Аля после многократных «вразумляющих» бесед с отцом искренне стала считать, что место ее – в СССР и стала рваться туда. Именно отец убедил ее, что только на родине она сможет жить спокойно: работать и строить свою жизнь. Она первой получила визу на въезд. Подоплека очевидна: надо, чтобы Эфрон не забывал, кто у него «в закладе» там, в СССР.

15 марта 1937 г. Аля уезжала, уезжала, не скрывая радости. Хотя Иван Бунин, когда Аля зашла проститься, сказал ей: «Дура, куда ты едешь, тебя сгноят в Сибири!» Как в воду глядел…

На расстоянии, вдали от матери Аля мгновенно подобрела. Ее письма во Францию – сплошной восторг. В СССР ей нравится всё, абсолютно всё. Она быстро нашла работу: переводила, делала иллюстрации для журнала «Revue de Moscou». И даже впервые влюбилась, ждала ребенка.

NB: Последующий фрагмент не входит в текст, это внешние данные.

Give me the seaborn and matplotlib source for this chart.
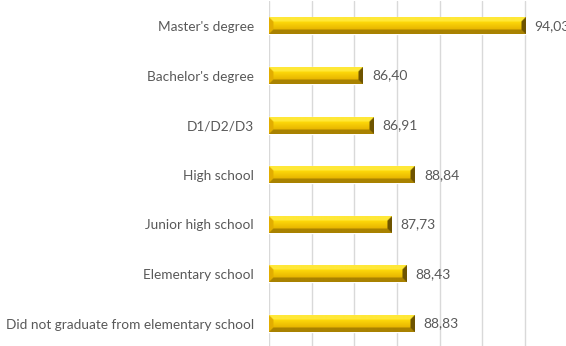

… Наконец, Мур. Его отношения с матерью прошли все те же стадии, что и у его сестры. Пока был ребенком, им любовались, его «показывали» гостям, его баловали. Он рос в полном сознании, что именно он – центр мироздания. «Мур труден», – писала начинавшая понемногу трезветь мать; «дети его не любят». Да, таких не просто «не любят», в детстве таких бьют нещадно. Били сверстники и его. А он вымещал обиды на матери. Она терпела от него всё и даже позволяла ему то, на что более не имел права никто, – тратить попусту ее время, отрывать ее от творчества, сил на которое и так оставалось совсем немного.